LSU AgCenter volunteers and 4-H members from around the state are doing their part to keep healthcare workers safe.
From Livingston and West Feliciana parishes in southeast Louisiana to Winn and other northern parishes, the sewing machines are humming.
AgCenter nutrition agent Layne Langley said the Port Vincent Volunteers for Family & Community club in Livingston Parish has made more than 650 masks.
“Six ladies in this club are providing masks to healthcare facilities in south Louisiana,” she said. “These facilities include Baton Rouge Clinic, Baton Rouge General, Ochsner Baton Rouge, Chateau D’ville, Chateau St. James, Iberville Oaks, Plaquemine Manor, Gulfport Behavioral Health, The Pearl of Jamestown and Jefferson Manor.”
Clinics and hospitals are handing the masks out to anyone who enters their doors and giving them to patients on release from the hospital, and medical staff members are using them in conjunction with their N95 masks.
“Of course the masks are in huge demand for nursing home personnel,” said Gene Ducote, a Port Vincent club member. “As the epidemic worsens, we’ve seen growth in the number of everyday people wanting them in order to have something when they’re out in public.”
The volunteers started sewing the facemasks on March 21. It wasn’t long before word got out, and they started getting numerous requests. They have sewed them daily since then, Ducote said.
“There were long days at the cutting tables and sewing machines, but then hearing the desperate plea from nursing homes and hospitals, we had to keep sewing,” Ducote said.
Ducote said as they gain experience, the volunteers are getting faster.
“But some of us are sewing eight to 10 hours a day,” she said. This includes washing and ironing the fabric, cutting the fabric and elastic, assembling and sewing the masks, then ironing again.”
Langley said when they first started, it took about 15 to 20 minutes per mask to assemble, but now it’s taking between 10 and 15 minutes per mask.
“Each one is made individually, and great care is taken to make sure they will fit, will be comfortable and will hopefully sustain multiple washings and sanitizing,” Ducote said.
“We’ve seen tutorials online and gotten ideas from other mask makers, since none of us have ever done this before,” Ducote said. “We all sew from our individual homes. We share ideas, patterns and fabrics.”
The volunteers meet once a week in a public parking lot to turn in the masks.

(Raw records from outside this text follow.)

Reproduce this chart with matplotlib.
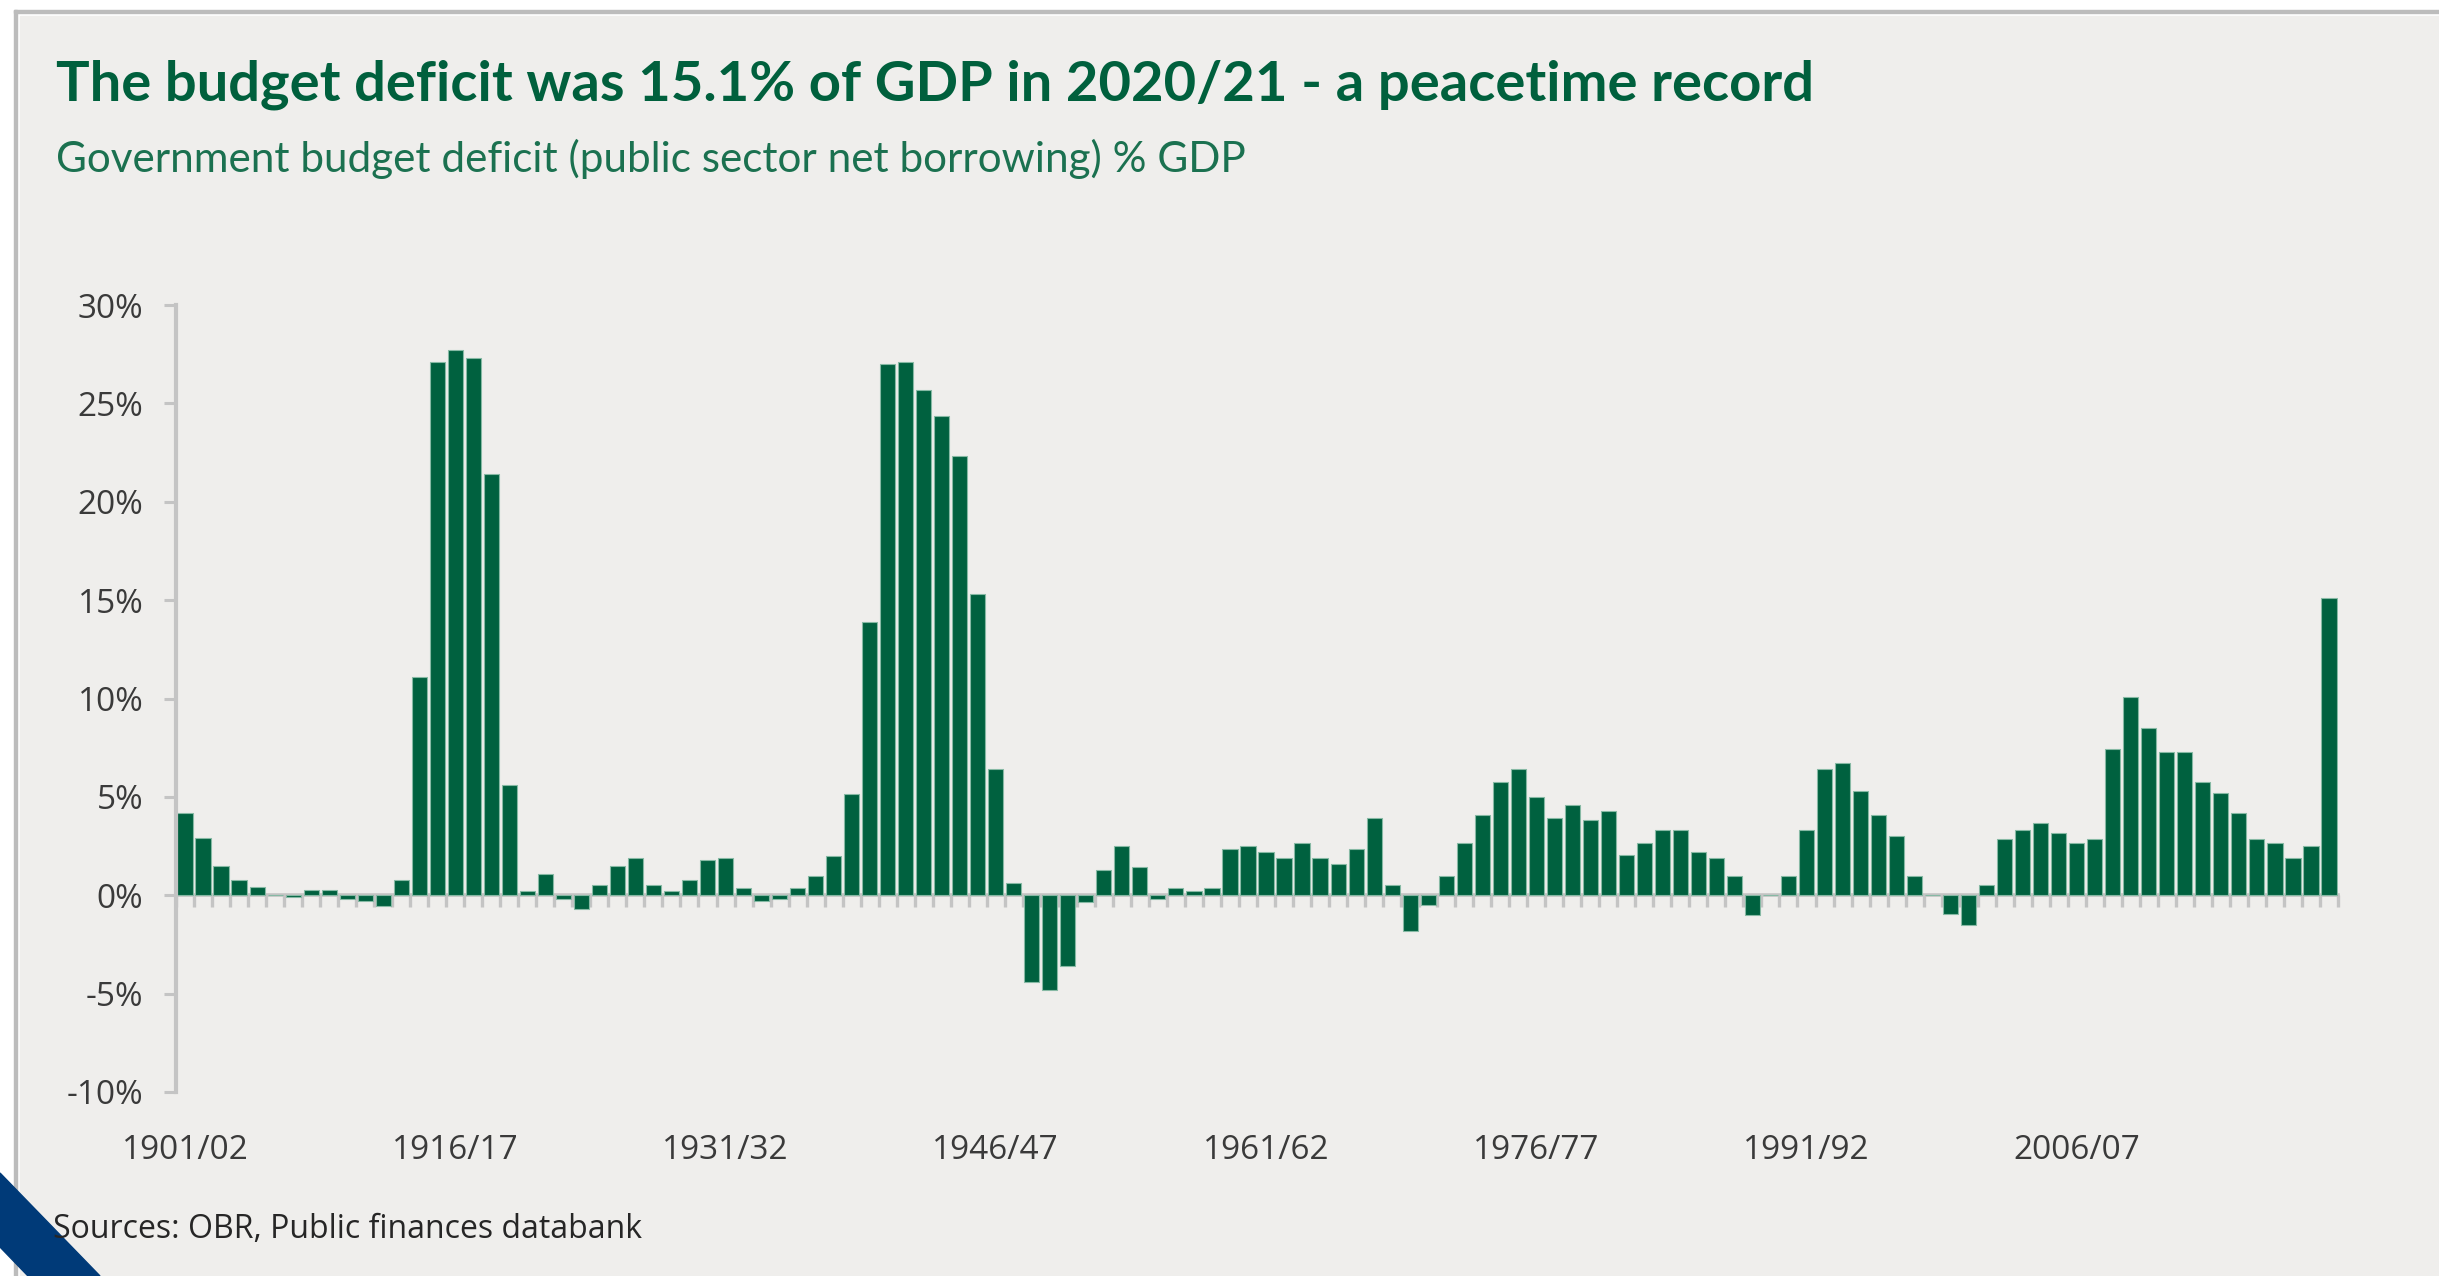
import numpy as np
import matplotlib
matplotlib.use("Agg")
import matplotlib.pyplot as plt
from matplotlib.patches import Rectangle, Polygon

# Public sector net borrowing, % of GDP, 1901/02 .. 2020/21
first_year = 1901
deficit = [
    4.2, 2.9, 1.5, 0.8, 0.4, 0.0, -0.1, 0.25, 0.25, -0.2,
    -0.3, -0.55, 0.8, 11.1, 27.1, 27.7, 27.3, 21.4, 5.6, 0.2,
    1.1, -0.2, -0.7, 0.5, 1.5, 1.9, 0.5, 0.2, 0.8, 1.8,
    1.9, 0.35, -0.3, -0.2, 0.35, 1.0, 2.0, 5.15, 13.9, 27.0,
    27.1, 25.7, 24.35, 22.3, 15.3, 6.4, 0.63, -4.4, -4.8, -3.6,
    -0.35, 1.3, 2.5, 1.43, -0.2, 0.35, 0.2, 0.35, 2.35, 2.5,
    2.2, 1.9, 2.65, 1.9, 1.6, 2.35, 3.95, 0.5, -1.8, -0.5,
    1.0, 2.65, 4.1, 5.75, 6.4, 5.0, 3.95, 4.6, 3.8, 4.3,
    2.05, 2.65, 3.3, 3.3, 2.2, 1.9, 1.0, -1.0, 0.0, 1.0,
    3.3, 6.4, 6.7, 5.3, 4.1, 3.0, 1.0, 0.0, -0.95, -1.5,
    0.5, 2.85, 3.3, 3.65, 3.15, 2.65, 2.85, 7.45, 10.1, 8.5,
    7.3, 7.3, 5.75, 5.2, 4.2, 2.85, 2.65, 1.9, 2.5, 15.1,
]
years = [f"{y}/{(y + 1) % 100:02d}" for y in range(first_year, first_year + len(deficit))]
label_years = ["1901/02", "1916/17", "1931/32", "1946/47",
               "1961/62", "1976/77", "1991/92", "2006/07"]
y_ticks = [-10, -5, 0, 5, 10, 15, 20, 25, 30]
y_labels = [f"{v}%" for v in y_ticks]

title = "The budget deficit was 15.1% of GDP in 2020/21 - a peacetime record"
subtitle = "Government budget deficit (public sector net borrowing) % GDP"
source = "Sources: OBR, Public finances databank"

green = "#00613f"
grey_line = "#c4c4c4"
text_grey = "#3a3a3a"
panel = "#efeeec"

W, H = 2439, 1276
fig = plt.figure(figsize=(W / 100, H / 100), dpi=100, facecolor="white")

# panel frame (pixel coords from top-left converted to figure fraction)
def px(x, y):
    return x / W, 1 - y / H

fig.patches.append(Rectangle(px(20, H), (W - 20) / W, (H - 16) / H,
                             transform=fig.transFigure, color=panel, zorder=-3))
fig.patches.append(Rectangle(px(14, 13), (W - 14) / W, 3 / H,
                             transform=fig.transFigure, color="#bcbcbc", zorder=-2))
fig.patches.append(Rectangle(px(14, H), 3 / W, (H - 10) / H,
                             transform=fig.transFigure, color="#bcbcbc", zorder=-2))
fig.patches.append(Polygon([px(0, 1173), px(100, H), px(28, H), px(0, 1247)],
                           closed=True, transform=fig.transFigure,
                           color="#003a78", zorder=1))

ax = fig.add_axes([176 / W, 1 - 1092 / H, (2338 - 176) / W, (1092 - 305) / H])
ax.set_facecolor("none")

x = np.arange(len(deficit))
ax.bar(x, deficit, width=0.84, color=green, edgecolor="#86b9a4",
       linewidth=0.8, zorder=2)

ax.set_xlim(-0.5, len(deficit) - 0.5)
ax.set_ylim(-10, 30)

# y axis
ax.set_yticks(y_ticks, y_labels)
ax.tick_params(axis="y", length=8.5, width=2.2, color=grey_line, pad=15,
               labelsize=24, labelcolor=text_grey)
for lab in ax.get_yticklabels():
    lab.set_fontfamily("Open Sans")
for s in ["top", "right", "bottom"]:
    ax.spines[s].set_visible(False)
ax.spines["left"].set_color(grey_line)
ax.spines["left"].set_linewidth(3)

# x labels at the bottom of the plot
label_pos = [years.index(lbl) for lbl in label_years]
ax.set_xticks(label_pos, label_years)
ax.tick_params(axis="x", length=0, pad=30.5, labelsize=24, labelcolor=text_grey)
for lab in ax.get_xticklabels():
    lab.set_fontfamily("Open Sans")

# zero line with ticks between the bars
zero_axis = ax.secondary_xaxis(0, transform=ax.transData)
zero_axis.set_xticks(np.arange(len(deficit) + 1) - 0.5)
zero_axis.tick_params(axis="x", length=8.5, width=2.4, color=grey_line,
                      labelbottom=False)
zero_axis.spines["bottom"].set_color(grey_line)
zero_axis.spines["bottom"].set_linewidth(2.6)

# texts
fig.text(*px(56, 100), title, fontsize=40.4, fontweight="bold", color="#00603d",
         family="Lato", va="baseline", ha="left")
fig.text(*px(56, 172), subtitle, fontsize=30.4, color="#1b7150",
         family="Lato", va="baseline", ha="left")
fig.text(*px(53, 1238), source, fontsize=23, color="#262626",
         family="Open Sans", va="baseline", ha="left", zorder=3)

fig.savefig("out.png", dpi=100, facecolor="white")
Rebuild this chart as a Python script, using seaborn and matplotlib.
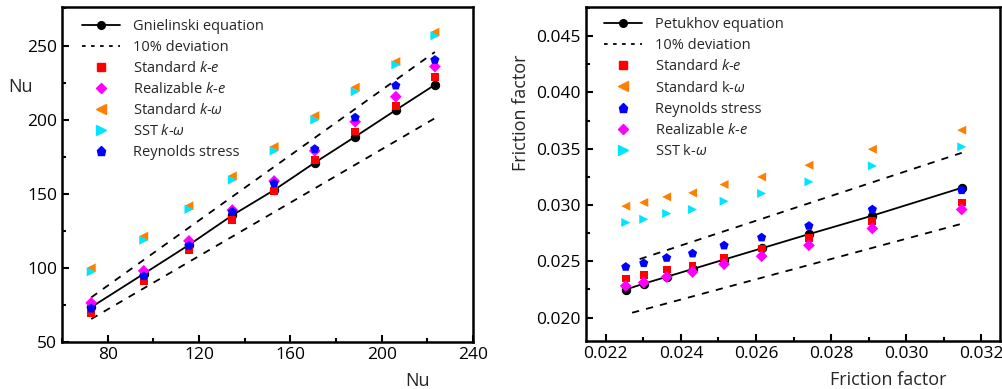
import numpy as np
import matplotlib
matplotlib.use("Agg")
import matplotlib.pyplot as plt
import seaborn as sns
from matplotlib.ticker import MultipleLocator
from matplotlib.lines import Line2D

sns.set_theme(style="ticks")
plt.rcParams['font.family'] = ['Open Sans', 'DejaVu Sans']
plt.rcParams['mathtext.fontset'] = 'custom'
plt.rcParams['mathtext.it'] = 'Open Sans:italic'
plt.rcParams['mathtext.rm'] = 'Open Sans'

# ---- left panel: Nusselt number ----
nu_x = [72.8, 95.8, 115.6, 134.6, 152.9, 170.7, 188.4, 206.2, 223.3]
nu_gnielinski = [73.5, 96.0, 115.5, 135.5, 152.5, 171.0, 188.5, 206.5, 223.5]
nu_std_ke = [69.5, 91.0, 112.0, 132.4, 152.0, 172.8, 192.0, 209.5, 228.8]
nu_real_ke = [76.4, 98.0, 118.2, 139.0, 158.6, 179.0, 198.6, 215.5, 235.8]
nu_std_kw = [100.0, 121.4, 141.9, 162.0, 181.8, 202.7, 221.9, 239.2, 259.0]
nu_sst_kw = [97.3, 118.7, 139.5, 159.3, 178.9, 199.8, 218.9, 237.0, 256.6]
nu_rsm = [72.6, 94.4, 114.9, 137.8, 157.0, 180.2, 201.4, 223.0, 240.3]
nu_dev_x = [72.8, 223.3]

# ---- right panel: friction factor ----
f_x = [0.02253, 0.02301, 0.02362, 0.02431, 0.02515, 0.02615, 0.02741, 0.02910, 0.03148]
f_petukhov = [0.02249, 0.02301, 0.02362, 0.02431, 0.02515, 0.02615, 0.02741, 0.02905, 0.03152]
f_std_ke = [0.02347, 0.02376, 0.02427, 0.02459, 0.02533, 0.02613, 0.02707, 0.02858, 0.03022]
f_std_kw = [0.02989, 0.03022, 0.03072, 0.03107, 0.03182, 0.03249, 0.03353, 0.03495, 0.03664]
f_rsm = [0.02450, 0.02483, 0.02530, 0.02569, 0.02640, 0.02711, 0.02814, 0.02960, 0.03131]
f_real_ke = [0.02281, 0.02311, 0.02361, 0.02405, 0.02474, 0.02545, 0.02642, 0.02791, 0.02960]
f_sst_kw = [0.02844, 0.02873, 0.02924, 0.02960, 0.03033, 0.03102, 0.03205, 0.03347, 0.03516]
f_dev_hi_x = [0.02290, 0.03148]
f_dev_lo_x = [0.02270, 0.03148]

fig = plt.figure(figsize=(10.03, 3.89), dpi=100)
ax1 = fig.add_axes([0.0618, 0.1208, 0.4098, 0.8612])
ax2 = fig.add_axes([0.5842, 0.1234, 0.4128, 0.8586])

ms = 6
s_sq, s_dia, s_tri, s_pent = 32, 36, 42, 48


def style_axes(ax):
    for s in ax.spines.values():
        s.set_linewidth(1.8)
        s.set_color('black')
    ax.tick_params(which='both', direction='in', top=False, right=False,
                   labelsize=12.5, width=1.5, colors='black')
    ax.tick_params(which='major', length=5)
    ax.tick_params(which='minor', length=3)


# left
sns.lineplot(x=nu_x, y=nu_gnielinski, ax=ax1, color='black', lw=1.3,
             marker='o', markersize=ms, markeredgecolor='black', zorder=2)
dx = np.array(nu_dev_x)
sns.lineplot(x=dx, y=dx * 1.1, ax=ax1, color='black', lw=1.3, dashes=(4, 4), zorder=2)
sns.lineplot(x=dx, y=dx * 0.9, ax=ax1, color='black', lw=1.3, dashes=(4, 4), zorder=2)
sns.scatterplot(x=nu_x, y=nu_std_ke, ax=ax1, marker='s', color='red', s=s_sq, edgecolor='none', zorder=3)
sns.scatterplot(x=nu_x, y=nu_real_ke, ax=ax1, marker='D', color='#ff00ff', s=s_dia, edgecolor='none', zorder=3)
sns.scatterplot(x=nu_x, y=nu_std_kw, ax=ax1, marker='<', color='#ff8000', s=s_tri, edgecolor='none', zorder=3)
sns.scatterplot(x=nu_x, y=nu_sst_kw, ax=ax1, marker='>', color='#00e5ff', s=s_tri, edgecolor='none', zorder=3)
sns.scatterplot(x=nu_x, y=nu_rsm, ax=ax1, marker='p', color='#0000ff', s=s_pent, edgecolor='none', zorder=3)

ax1.set_xlim(60, 240)
ax1.set_ylim(50, 276)
ax1.set_xticks([80, 120, 160, 200, 240])
ax1.set_yticks([50, 100, 150, 200, 250])
ax1.xaxis.set_minor_locator(MultipleLocator(20))
ax1.yaxis.set_minor_locator(MultipleLocator(25))
style_axes(ax1)
ax1.set_xlabel('Nu', fontsize=13)
ax1.xaxis.set_label_coords(0.864, -0.09)
ax1.set_ylabel('Nu', fontsize=13, rotation=0)
ax1.yaxis.set_label_coords(-0.1, 0.735)

h1 = [
    Line2D([], [], color='black', lw=1.3, marker='o', markersize=5.5),
    Line2D([], [], color='black', lw=1.3, ls=(0, (2, 3))),
    Line2D([], [], ls='', marker='s', color='red', markersize=5.5),
    Line2D([], [], ls='', marker='D', color='#ff00ff', markersize=5.5),
    Line2D([], [], ls='', marker='<', color='#ff8000', markersize=6.5),
    Line2D([], [], ls='', marker='>', color='#00e5ff', markersize=6.5),
    Line2D([], [], ls='', marker='p', color='#0000ff', markersize=6.5),
]
l1 = ['Gnielinski equation', '10% deviation', 'Standard $k$-$e$', 'Realizable $k$-$e$',
      'Standard $k$-$\\omega$', 'SST $k$-$\\omega$', 'Reynolds stress']
ax1.legend(h1, l1, loc='upper left', frameon=False, fontsize=10.5,
           handlelength=2.6, handletextpad=0.9, labelspacing=0.42,
           borderaxespad=0.4, bbox_to_anchor=(0.02, 1.0))

# right
sns.lineplot(x=f_x, y=f_petukhov, ax=ax2, color='black', lw=1.3,
             marker='o', markersize=ms, markeredgecolor='black', zorder=2)
hx = np.array(f_dev_hi_x)
lx = np.array(f_dev_lo_x)
sns.lineplot(x=hx, y=hx * 1.1, ax=ax2, color='black', lw=1.3, dashes=(4, 4), zorder=2)
sns.lineplot(x=lx, y=lx * 0.9, ax=ax2, color='black', lw=1.3, dashes=(4, 4), zorder=2)
sns.scatterplot(x=f_x, y=f_std_ke, ax=ax2, marker='s', color='red', s=s_sq, edgecolor='none', zorder=3)
sns.scatterplot(x=f_x, y=f_std_kw, ax=ax2, marker='<', color='#ff8000', s=s_tri, edgecolor='none', zorder=3)
sns.scatterplot(x=f_x, y=f_rsm, ax=ax2, marker='p', color='#0000ff', s=s_pent, edgecolor='none', zorder=3)
sns.scatterplot(x=f_x, y=f_real_ke, ax=ax2, marker='D', color='#ff00ff', s=s_dia, edgecolor='none', zorder=3)
sns.scatterplot(x=f_x, y=f_sst_kw, ax=ax2, marker='>', color='#00e5ff', s=s_tri, edgecolor='none', zorder=3)

ax2.set_xlim(0.02147, 0.0325)
ax2.set_ylim(0.01792, 0.04758)
ax2.set_xticks([0.022, 0.024, 0.026, 0.028, 0.030, 0.032])
ax2.set_yticks([0.020, 0.025, 0.030, 0.035, 0.040, 0.045])
ax2.set_xticklabels(['0.022', '0.024', '0.026', '0.028', '0.030', '0.032'])
ax2.set_yticklabels(['0.020', '0.025', '0.030', '0.035', '0.040', '0.045'])
ax2.xaxis.set_minor_locator(MultipleLocator(0.001))
ax2.yaxis.set_minor_locator(MultipleLocator(0.0025))
style_axes(ax2)
ax2.set_xlabel('Friction factor', fontsize=13)
ax2.xaxis.set_label_coords(0.73, -0.09)
ax2.set_ylabel('Friction factor', fontsize=13)
ax2.yaxis.set_label_coords(-0.136, 0.683)

h2 = [
    Line2D([], [], color='black', lw=1.3, marker='o', markersize=5.5),
    Line2D([], [], color='black', lw=1.3, ls=(0, (2, 3))),
    Line2D([], [], ls='', marker='s', color='red', markersize=5.5),
    Line2D([], [], ls='', marker='<', color='#ff8000', markersize=6.5),
    Line2D([], [], ls='', marker='p', color='#0000ff', markersize=6.5),
    Line2D([], [], ls='', marker='D', color='#ff00ff', markersize=5.5),
    Line2D([], [], ls='', marker='>', color='#00e5ff', markersize=6.5),
]
l2 = ['Petukhov equation', '10% deviation', 'Standard $k$-$e$', 'Standard k-$\\omega$',
      'Reynolds stress', 'Realizable $k$-$e$', 'SST k-$\\omega$']
ax2.legend(h2, l2, loc='upper left', frameon=False, fontsize=10.5,
           handlelength=2.6, handletextpad=0.9, labelspacing=0.42,
           borderaxespad=0.3, bbox_to_anchor=(0.02, 1.0))

fig.savefig('out.png', dpi=100)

“The volunteers saw a great need,” Langley said. “They heard pleas from nurses, clinic personnel and hospital staff, and they wanted to do whatever they could to combat this horrible virus. They have sewing skills and knew that whatever they could contribute would help, even if in just a small way.”
Ten-year-old Annalynn DeBusk, a first-year Winn Parish 4-H member, has made more than a dozen masks for Winn Family Medicine, where her mom works as a registered nurse.
Annalynn said she picked up many helpful sewing tips when she attended 4-H Fashion Camp with her mom in January before the COVID-19 outbreak.
“I had used a sewing machine before, but I had forgotten how, and I learned some things that I didn’t know before,” Annalynn said. “Learning to backstitch was especially helpful since I chose to make the kind of masks with elastic ear pieces.”
Winn Parish 4-H member Anna Little has just about depleted her sewing stash while making masks for her local community and will soon be sending more to Baton Rouge General Hospital.
Anna first started making the masks for her cousins who work in hospitals in the surrounding area, then she shared more masks with church members in need.
“4-H has taught me how to sew, and I can use that skill to help someone else,” Anna said.
LSU AgCenter 4-H youth development agent Nan Arthur said 4-H members and volunteers have produced more than 300 protective cloth masks and distributed them to first responders in Sabine and Vernon parishes. The fabric and supplies for the masks were donated by Louisiana Rep. Rodney Schamerhorn.
In West Feliciana Parish, Landry Brouillette, a seventh-grade homeschooler who has been involved in 4-H and the 4-H sewing club for four years, is also doing her part to provide masks for those who need them.
Landry’s mom, who is a veterinarian, understands the need for personal protective equipment for the medical and veterinary professionals.
“We researched the best masks for personal protection and began using a pattern recommended by a hospital,” said Dr. Sonya Brouillette. “These masks include a pocket to add a filter for extra protection."
Audrey Reinhardt and Elaina Singleton, who are also from West Feliciana Parish, have been making masks for family and friends. Elaina has also donated some to doctors and nurses.
Audrey said her father wears his mask to work daily. The rest will be donated to the local nursing home.